Взбираемся по острым ребрам горы к березняку. Идти очень трудно. Приходится осторожно нащупывать ногой малейшую шероховатость на узкой тропе, чтобы не поскользнуться на обледеневшем снегу и не сорваться в ущелье. На самом подъеме виден свежий след серны: она уходила вниз огромными прыжками от какой-то смертельной опасности.
Из поблекшей, белой от инея травы вылетел тетерев. Под моими ногами серым крохотным комочком пробежала мышь-малютка. На голых ветках берез, нахохлившись, сидят стайками красногрудые дубоносы. Их посвистыванье и щелканье сильных клювов нарушают окружающую нас тишину.

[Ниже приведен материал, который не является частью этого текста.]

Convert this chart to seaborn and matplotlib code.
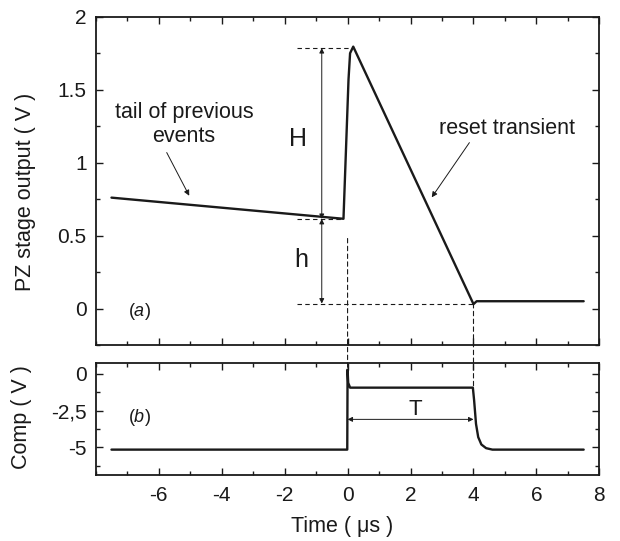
import matplotlib
matplotlib.use("Agg")
import matplotlib.pyplot as plt
from matplotlib.patches import ConnectionPatch
from matplotlib.ticker import MultipleLocator
import seaborn as sns

# PZ stage output trace (key points)
t_pz = [-7.5, -0.13, 0.03, 0.08, 0.18, 4.0, 4.1, 7.5]
v_pz = [0.76, 0.615, 1.57, 1.75, 1.795, 0.03, 0.05, 0.05]

# comparator trace
t_comp = [-7.5, -0.01, 0.0, 0.02, 0.08, 3.98, 4.02, 4.08, 4.15, 4.25, 4.4, 4.6, 7.5]
v_comp = [-5.15, -5.15, 0.3, -0.6, -0.93, -0.93, -1.8, -3.4, -4.3, -4.8, -5.05, -5.15, -5.15]

x_ticks = [-6, -4, -2, 0, 2, 4, 6, 8]
pz_ticks = [0, 0.5, 1, 1.5, 2]
pz_labels = ["0", "0.5", "1", "1.5", "2"]
comp_ticks = [0, -2.5, -5]
comp_labels = ["0", "-2,5", "-5"]

# reference levels for the H / h / T markers
h_level = 0.614
H_level = 1.785
base_level = 0.034
t_start, t_end = 0.0, 4.0

sns.set_theme(style="ticks")
plt.rcParams['font.family'] = ['Liberation Sans', 'DejaVu Sans']
plt.rcParams['text.color'] = 'k'
plt.rcParams['axes.unicode_minus'] = False
plt.rcParams['mathtext.fontset'] = 'custom'
plt.rcParams['mathtext.rm'] = 'Liberation Sans'
plt.rcParams['mathtext.it'] = 'Liberation Sans:italic'

FS = 15

fig = plt.figure(figsize=(6.2, 5.41), dpi=100)
ax1 = fig.add_axes([0.1544, 0.3623, 0.8124, 0.6068])
ax2 = fig.add_axes([0.1544, 0.1214, 0.8124, 0.2082])

sns.lineplot(x=t_pz, y=v_pz, ax=ax1, color='k', lw=1.7, estimator=None, sort=False)
sns.lineplot(x=t_comp, y=v_comp, ax=ax2, color='k', lw=1.7, estimator=None, sort=False)

for ax in (ax1, ax2):
    ax.set_xlim(-8, 8)
    ax.set_xticks(x_ticks)
    ax.xaxis.set_minor_locator(MultipleLocator(1))
    ax.tick_params(which='both', direction='in', top=True, right=True,
                   labelsize=FS, width=1.0, color='k', labelcolor='k')
    ax.tick_params(which='major', length=5)
    ax.tick_params(which='minor', length=3)
    ax.tick_params(axis='x', pad=8)
    ax.tick_params(axis='y', pad=6.5)
    for s in ax.spines.values():
        s.set_linewidth(1.3)
        s.set_color('k')

ax1.set_ylim(-0.25, 2)
ax1.set_yticks(pz_ticks)
ax1.set_yticklabels(pz_labels)
ax1.yaxis.set_minor_locator(MultipleLocator(0.25))
ax1.tick_params(labelbottom=False)
ax1.set_ylabel("PZ stage output ( V )", fontsize=FS + 0.5, color='k')
ax1.yaxis.set_label_coords(-0.14, 0.465)
ax1.yaxis.label.set_va('center')

ax2.set_ylim(-6.9, 0.77)
ax2.set_yticks(comp_ticks)
ax2.set_yticklabels(comp_labels)
ax2.yaxis.set_minor_locator(MultipleLocator(1.25))
ax2.set_ylabel("Comp ( V )", fontsize=FS + 0.5, color='k')
ax2.yaxis.set_label_coords(-0.147, 0.52)
ax2.yaxis.label.set_va('center')
ax2.set_xlabel("Time ( μs )", fontsize=FS + 0.5, color='k')
ax2.xaxis.set_label_coords(0.49, -0.456)
ax2.xaxis.label.set_va('center')

dash = dict(color='k', lw=0.8, ls=(0, (4, 3)))
ax1.plot([-1.62, 0.18], [H_level, H_level], **dash)
ax1.plot([-1.62, -0.13], [h_level, h_level], **dash)
ax1.plot([-1.62, 4.0], [base_level, base_level], **dash)

arrow = dict(arrowstyle='<|-|>', mutation_scale=7, lw=0.7, color='k',
             shrinkA=0, shrinkB=0)
ax1.annotate("", xy=(-0.82, H_level), xytext=(-0.82, h_level), arrowprops=arrow)
ax1.annotate("", xy=(-0.82, h_level), xytext=(-0.82, base_level), arrowprops=arrow)
ax1.text(-1.57, 1.16, "H", fontsize=18, ha='center', va='center')
ax1.text(-1.46, 0.33, "h", fontsize=18, ha='center', va='center')

pointer = dict(arrowstyle='-|>', mutation_scale=8, lw=0.7, color='k',
               shrinkA=0, shrinkB=0)
ax1.text(-5.195, 1.259, "tail of previous\nevents", fontsize=FS + 0.5,
         ha='center', va='center', linespacing=1.2)
ax1.annotate("", xy=(-5.03, 0.773), xytext=(-5.745, 1.069), arrowprops=pointer)
ax1.text(5.076, 1.233, "reset transient", fontsize=FS + 0.5, ha='center', va='center')
ax1.annotate("", xy=(2.674, 0.762), xytext=(3.87, 1.137), arrowprops=pointer)
ax1.text(-6.6, -0.02, "($a$)", fontsize=13, ha='center', va='center')

ax2.text(-6.6, -2.95, "($b$)", fontsize=13, ha='center', va='center')
ax2.annotate("", xy=(t_end, -3.09), xytext=(t_start, -3.09), arrowprops=arrow)
ax2.text(2.16, -2.4, "T", fontsize=16, ha='center', va='center')

# dashed markers running across both panels
for x0, ya, yb in [(t_start, 0.48, 0.0), (t_end, base_level, -0.93)]:
    con = ConnectionPatch(xyA=(x0, ya), coordsA=ax1.transData,
                          xyB=(x0, yb), coordsB=ax2.transData,
                          color='k', lw=0.8, ls=(0, (4, 3)))
    fig.add_artist(con)

fig.savefig("out.png", dpi=100)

Мы долго путаемся в зарослях рододендронов. Нас выручает тропа, проложенная медведем. На снегу отпечатки его широких ступней, как будто человек шел здесь босыми ногами. Посредине большой поляны, вытоптанной медведем в рододендронах, стоит береза, сломанная на двухметровой высоте от земли. В месте излома — следы медвежьих закусов. Муравейник в корнях березы слизан медведем.